• [DATASET EXCERPT]
** Start **
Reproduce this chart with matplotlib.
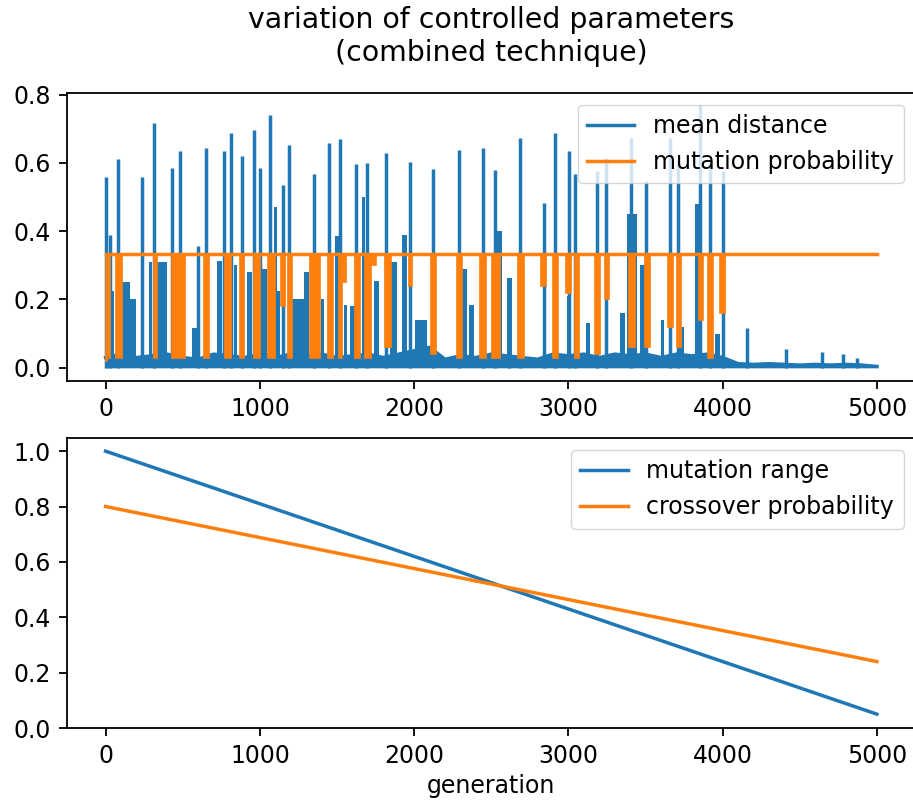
import matplotlib
matplotlib.use('Agg')
import matplotlib.pyplot as plt
import numpy as np

# --- data ---
# mean distance: quiet baseline (upper edge of the fuzzy band), sampled every 100 generations
base_gen = list(range(0, 5001, 100))
base_hi = [0.03, 0.04, 0.03, 0.035, 0.04, 0.03, 0.025, 0.04, 0.035, 0.03,
           0.04, 0.03, 0.04, 0.035, 0.04, 0.03, 0.035, 0.04, 0.03, 0.04,
           0.05, 0.06, 0.025, 0.035, 0.03, 0.04, 0.035, 0.03, 0.025, 0.04,
           0.035, 0.04, 0.03, 0.04, 0.035, 0.04, 0.03, 0.04, 0.035, 0.04,
           0.03, 0.012, 0.01, 0.012, 0.01, 0.008, 0.01, 0.008, 0.01, 0.008, 0.004]

# mean distance: sharp spikes (generation, peak)
spike_gen = [0, 26, 80, 233, 313, 432, 481, 600, 648, 766, 814, 881, 965, 1000, 1066,
             1151, 1187, 1354, 1451, 1518, 1626, 1695, 1820, 1975, 2120, 2289, 2446,
             2526, 2617, 2688, 2839, 2915, 3001, 3044, 3184, 3245, 3405, 3504, 3659,
             3713, 3854, 3918, 4000, 4160, 4411, 4641, 4777, 4868]
spike_peak = [0.56, 0.39, 0.61, 0.56, 0.716, 0.585, 0.634, 0.356, 0.643, 0.634, 0.687,
              0.619, 0.697, 0.585, 0.739, 0.536, 0.653, 0.566, 0.658, 0.670, 0.596, 0.60,
              0.629, 0.602, 0.582, 0.638, 0.643, 0.58, 0.264, 0.674, 0.483, 0.687, 0.636,
              0.566, 0.577, 0.614, 0.672, 0.546, 0.672, 0.604, 0.77, 0.604, 0.575, 0.118,
              0.055, 0.045, 0.04, 0.03]

# mean distance: dense stretches at a lower level (start, end, level)
block_start = [32, 85, 108, 160, 281, 330, 561, 723, 830, 917, 983, 1090, 1090, 1209, 1284,
               1393, 1490, 1544, 1587, 1662, 1738, 1846, 1922, 2008, 2310, 2353, 2526, 2601,
               2990, 3115, 3335, 3379, 3465, 3600, 3724, 3821, 3951]
block_end = [54, 95, 160, 200, 300, 400, 615, 756, 850, 950, 1047, 1112, 1133, 1284, 1317,
             1415, 1512, 1565, 1619, 1684, 1770, 1889, 1954, 2083, 2342, 2385, 2569, 2634,
             3012, 3141, 3367, 3444, 3497, 3620, 3746, 3843, 3983]
block_level = [0.225, 0.45, 0.25, 0.2, 0.31, 0.31, 0.118, 0.313, 0.3, 0.28, 0.29, 0.47, 0.225,
               0.2, 0.28, 0.2, 0.385, 0.185, 0.18, 0.5, 0.255, 0.31, 0.39, 0.14, 0.29, 0.185,
               0.4, 0.264, 0.21, 0.13, 0.16, 0.45, 0.3, 0.14, 0.12, 0.48, 0.1]

# mutation probability: high level and the stretches where it drops (start, end, low value)
mut_gen = [0, 5000]
mut_high = [1 / 3, 1 / 3]
dip_start = [0, 20, 65, 313, 430, 637, 777, 868, 961, 1052, 1138, 1181, 1328, 1442, 1511,
             1530, 1615, 1679, 1721, 1809, 1965, 2109, 2278, 2429, 2505, 2671, 2824, 2899,
             2985, 3040, 3174, 3238, 3390, 3498, 3648, 3703, 3843, 3907, 3983]
dip_end = [10, 30, 104, 335, 515, 670, 814, 900, 1004, 1101, 1166, 1209, 1388, 1474, 1530,
           1561, 1647, 1721, 1750, 1852, 1986, 2142, 2310, 2468, 2558, 2710, 2856, 2929,
           3015, 3066, 3206, 3260, 3433, 3530, 3677, 3729, 3871, 3935, 4016]
dip_low = [0.02, 0.03, 0.03, 0.03, 0.03, 0.03, 0.03, 0.03, 0.03, 0.03, 0.18, 0.03, 0.03,
           0.03, 0.03, 0.25, 0.03, 0.03, 0.30, 0.06, 0.24, 0.04, 0.03, 0.03, 0.03, 0.03,
           0.24, 0.03, 0.22, 0.03, 0.04, 0.20, 0.06, 0.06, 0.12, 0.06, 0.14, 0.03, 0.16]

# bottom panel
gen_ends = [0, 4999]
mutation_range = [1.0, 0.05]
crossover_prob = [0.8, 0.24]

blue = '#1f77b4'
orange = '#ff7f0e'

plt.rcParams['font.size'] = 17
plt.rcParams['axes.linewidth'] = 1.3
for k in ('xtick', 'ytick'):
    plt.rcParams[k + '.major.size'] = 5.8
    plt.rcParams[k + '.major.width'] = 1.3
    plt.rcParams[k + '.major.pad'] = 5.8

fig = plt.figure(figsize=(9.13, 8.0), dpi=100)
ax1 = fig.add_axes([0.0734, 0.524, 0.9293, 0.360])
ax2 = fig.add_axes([0.0734, 0.09, 0.9293, 0.3625])

# top panel: mean distance (blue) under mutation probability (orange)
ax1.fill_between(base_gen, 0, base_hi, color=blue, linewidth=0, zorder=2)
ax1.plot(base_gen, base_hi, color=blue, linewidth=2.5, label='mean distance', zorder=2)
ax1.vlines(spike_gen, 0, spike_peak, color=blue, linewidth=2.5, zorder=2)
ax1.bar(block_start, block_level, width=np.subtract(block_end, block_start),
        align='edge', color=blue, linewidth=0, zorder=2)
ax1.plot(mut_gen, mut_high, color=orange, linewidth=2.5, label='mutation probability', zorder=3)
ax1.bar(dip_start, np.subtract(1 / 3, dip_low), bottom=dip_low,
        width=np.subtract(dip_end, dip_start), align='edge', color=orange,
        edgecolor=orange, linewidth=1.2, zorder=3)
ax1.set_xlim(-250, 5249)
ax1.set_ylim(-0.038, 0.805)
ax1.set_yticks([0.0, 0.2, 0.4, 0.6, 0.8])
ax1.set_xticks([0, 1000, 2000, 3000, 4000, 5000])
ax1.legend(loc='upper right')
ax1.set_title('variation of controlled parameters\n(combined technique)', fontsize=20.4, pad=23)

# bottom panel
ax2.plot(gen_ends, mutation_range, color=blue, linewidth=2.5, label='mutation range')
ax2.plot(gen_ends, crossover_prob, color=orange, linewidth=2.5, label='crossover probability')
ax2.set_xlim(-250, 5249)
ax2.set_ylim(0, 1.0475)
ax2.set_xticks([0, 1000, 2000, 3000, 4000, 5000])
ax2.set_xlabel('generation')
ax2.legend(loc='upper right')

fig.savefig('out.png', dpi=100)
** End **
Copy out every line of the material above exactly, skipping the pictures.

Reproduce this chart with matplotlib.
import matplotlib
matplotlib.use('Agg')
import matplotlib.pyplot as plt
import numpy as np

# --- data ---
# mean distance: quiet baseline (upper edge of the fuzzy band), sampled every 100 generations
base_gen = list(range(0, 5001, 100))
base_hi = [0.03, 0.04, 0.03, 0.035, 0.04, 0.03, 0.025, 0.04, 0.035, 0.03,
           0.04, 0.03, 0.04, 0.035, 0.04, 0.03, 0.035, 0.04, 0.03, 0.04,
           0.05, 0.06, 0.025, 0.035, 0.03, 0.04, 0.035, 0.03, 0.025, 0.04,
           0.035, 0.04, 0.03, 0.04, 0.035, 0.04, 0.03, 0.04, 0.035, 0.04,
           0.03, 0.012, 0.01, 0.012, 0.01, 0.008, 0.01, 0.008, 0.01, 0.008, 0.004]

# mean distance: sharp spikes (generation, peak)
spike_gen = [0, 26, 80, 233, 313, 432, 481, 600, 648, 766, 814, 881, 965, 1000, 1066,
             1151, 1187, 1354, 1451, 1518, 1626, 1695, 1820, 1975, 2120, 2289, 2446,
             2526, 2617, 2688, 2839, 2915, 3001, 3044, 3184, 3245, 3405, 3504, 3659,
             3713, 3854, 3918, 4000, 4160, 4411, 4641, 4777, 4868]
spike_peak = [0.56, 0.39, 0.61, 0.56, 0.716, 0.585, 0.634, 0.356, 0.643, 0.634, 0.687,
              0.619, 0.697, 0.585, 0.739, 0.536, 0.653, 0.566, 0.658, 0.670, 0.596, 0.60,
              0.629, 0.602, 0.582, 0.638, 0.643, 0.58, 0.264, 0.674, 0.483, 0.687, 0.636,
              0.566, 0.577, 0.614, 0.672, 0.546, 0.672, 0.604, 0.77, 0.604, 0.575, 0.118,
              0.055, 0.045, 0.04, 0.03]

# mean distance: dense stretches at a lower level (start, end, level)
block_start = [32, 85, 108, 160, 281, 330, 561, 723, 830, 917, 983, 1090, 1090, 1209, 1284,
               1393, 1490, 1544, 1587, 1662, 1738, 1846, 1922, 2008, 2310, 2353, 2526, 2601,
               2990, 3115, 3335, 3379, 3465, 3600, 3724, 3821, 3951]
block_end = [54, 95, 160, 200, 300, 400, 615, 756, 850, 950, 1047, 1112, 1133, 1284, 1317,
             1415, 1512, 1565, 1619, 1684, 1770, 1889, 1954, 2083, 2342, 2385, 2569, 2634,
             3012, 3141, 3367, 3444, 3497, 3620, 3746, 3843, 3983]
block_level = [0.225, 0.45, 0.25, 0.2, 0.31, 0.31, 0.118, 0.313, 0.3, 0.28, 0.29, 0.47, 0.225,
               0.2, 0.28, 0.2, 0.385, 0.185, 0.18, 0.5, 0.255, 0.31, 0.39, 0.14, 0.29, 0.185,
               0.4, 0.264, 0.21, 0.13, 0.16, 0.45, 0.3, 0.14, 0.12, 0.48, 0.1]

# mutation probability: high level and the stretches where it drops (start, end, low value)
mut_gen = [0, 5000]
mut_high = [1 / 3, 1 / 3]
dip_start = [0, 20, 65, 313, 430, 637, 777, 868, 961, 1052, 1138, 1181, 1328, 1442, 1511,
             1530, 1615, 1679, 1721, 1809, 1965, 2109, 2278, 2429, 2505, 2671, 2824, 2899,
             2985, 3040, 3174, 3238, 3390, 3498, 3648, 3703, 3843, 3907, 3983]
dip_end = [10, 30, 104, 335, 515, 670, 814, 900, 1004, 1101, 1166, 1209, 1388, 1474, 1530,
           1561, 1647, 1721, 1750, 1852, 1986, 2142, 2310, 2468, 2558, 2710, 2856, 2929,
           3015, 3066, 3206, 3260, 3433, 3530, 3677, 3729, 3871, 3935, 4016]
dip_low = [0.02, 0.03, 0.03, 0.03, 0.03, 0.03, 0.03, 0.03, 0.03, 0.03, 0.18, 0.03, 0.03,
           0.03, 0.03, 0.25, 0.03, 0.03, 0.30, 0.06, 0.24, 0.04, 0.03, 0.03, 0.03, 0.03,
           0.24, 0.03, 0.22, 0.03, 0.04, 0.20, 0.06, 0.06, 0.12, 0.06, 0.14, 0.03, 0.16]

# bottom panel
gen_ends = [0, 4999]
mutation_range = [1.0, 0.05]
crossover_prob = [0.8, 0.24]

blue = '#1f77b4'
orange = '#ff7f0e'

plt.rcParams['font.size'] = 17
plt.rcParams['axes.linewidth'] = 1.3
for k in ('xtick', 'ytick'):
    plt.rcParams[k + '.major.size'] = 5.8
    plt.rcParams[k + '.major.width'] = 1.3
    plt.rcParams[k + '.major.pad'] = 5.8

fig = plt.figure(figsize=(9.13, 8.0), dpi=100)
ax1 = fig.add_axes([0.0734, 0.524, 0.9293, 0.360])
ax2 = fig.add_axes([0.0734, 0.09, 0.9293, 0.3625])

# top panel: mean distance (blue) under mutation probability (orange)
ax1.fill_between(base_gen, 0, base_hi, color=blue, linewidth=0, zorder=2)
ax1.plot(base_gen, base_hi, color=blue, linewidth=2.5, label='mean distance', zorder=2)
ax1.vlines(spike_gen, 0, spike_peak, color=blue, linewidth=2.5, zorder=2)
ax1.bar(block_start, block_level, width=np.subtract(block_end, block_start),
        align='edge', color=blue, linewidth=0, zorder=2)
ax1.plot(mut_gen, mut_high, color=orange, linewidth=2.5, label='mutation probability', zorder=3)
ax1.bar(dip_start, np.subtract(1 / 3, dip_low), bottom=dip_low,
        width=np.subtract(dip_end, dip_start), align='edge', color=orange,
        edgecolor=orange, linewidth=1.2, zorder=3)
ax1.set_xlim(-250, 5249)
ax1.set_ylim(-0.038, 0.805)
ax1.set_yticks([0.0, 0.2, 0.4, 0.6, 0.8])
ax1.set_xticks([0, 1000, 2000, 3000, 4000, 5000])
ax1.legend(loc='upper right')
ax1.set_title('variation of controlled parameters\n(combined technique)', fontsize=20.4, pad=23)

# bottom panel
ax2.plot(gen_ends, mutation_range, color=blue, linewidth=2.5, label='mutation range')
ax2.plot(gen_ends, crossover_prob, color=orange, linewidth=2.5, label='crossover probability')
ax2.set_xlim(-250, 5249)
ax2.set_ylim(0, 1.0475)
ax2.set_xticks([0, 1000, 2000, 3000, 4000, 5000])
ax2.set_xlabel('generation')
ax2.legend(loc='upper right')

fig.savefig('out.png', dpi=100)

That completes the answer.